U.S. Pat. No. 5,172,958 to Sell discloses a similar air brake valve system to that in Campanini, discussed above, however, the disclosure in Sell indicates three valve clusters can be used. A first valve cluster controls the passage of compressed air from the emergency gladhand supply line to the spring air brakes. A second valve cluster controls the filling and protection of the air reservoir tank. The third valve cluster eliminates compounding of the braking forces by the service brakes when the spring brakes have been applied.

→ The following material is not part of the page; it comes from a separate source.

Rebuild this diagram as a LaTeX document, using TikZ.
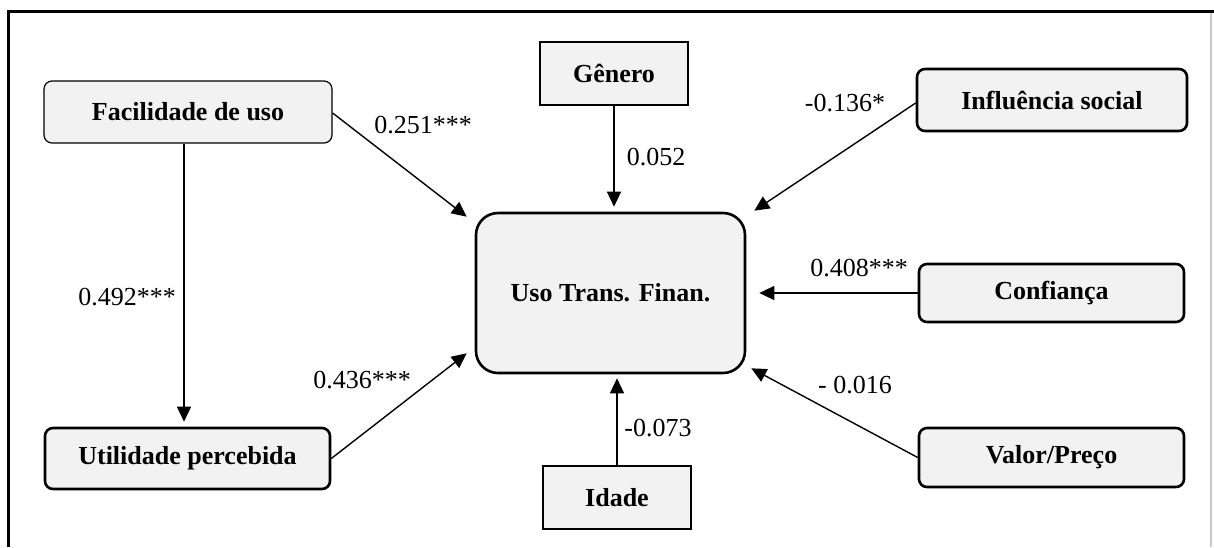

U.S. Pat. No. 5,533,866 to Malecha teaches a pressurized air brake system for a vehicle comprising a first reservoir and a second reservoir connected to an air compressor. The first and second reservoirs are connected to a control system. The control system is also connected to the compressor for actuating and disengaging the compressor in response to air pressure levels in the first and second reservoirs. Malecha indicates that the reservoirs are connected to service brakes of the tandem and trailer, parking brakes, and wipers, however, other components can also be connected to the reservoirs. Each reservoir has a switch containing a pressure diaphragm. The diaphragms toggle between activated positions and deactivated positions in response to air pressure changes in the reservoirs. Malecha also states that microprocessors and air pressure sensors can be used to monitor reservoir air pressure and control the compression of air by the air compressor.
U.S. Pat. No. 5,592,754 to Krieder et al. provides for a pressure transducer connected to a reservoir to sense the pressure in the reservoir. The transducer provides an electrical signal indicative of the pressure in the reservoir to an electronic controller. The controller uses the signal to control three different outputs: a low pressure warning lamp, a compressor control solenoid and a purge control solenoid. Krieder teaches that the controller is designed to control these items in lieu of three separate mechanical units.
U.S. Pat. No. 6,079,436 to Delfs et al. discloses a pressure sensor connected to an air supply line between a check valve and the compressed air container. The sensor communicates the sensed pressure to control electronics. The control electronics signal one of two pressure regulating valves. The valve is connected to an outlet valve that allows air from a compressor to at least one compressed air consumer.
U.S. Pat. No. 6,682,459 to Knight teaches a vehicle brake compressed air supply system having an electronic air charge controller (EAC) and a first and a second pressure sensor. The first pressure sensor measures the pressure within a line connected to a supply reservoir. The pressure in the line is indicative of the pressure in the reservoir. The sensed pressure is sent to the EAC so that it can determine if the pressure in the reservoir is below a pre-determined amount. If the pressure is below the pre-determined amount, a signal is sent to the engine to increase RPM.
It would, however, be safer and economically advantageous for a vehicle to utilize a vehicle brake systems in conjunction with an existing tire management system, to detect and warn the vehicle operator of low brake pressure conditions.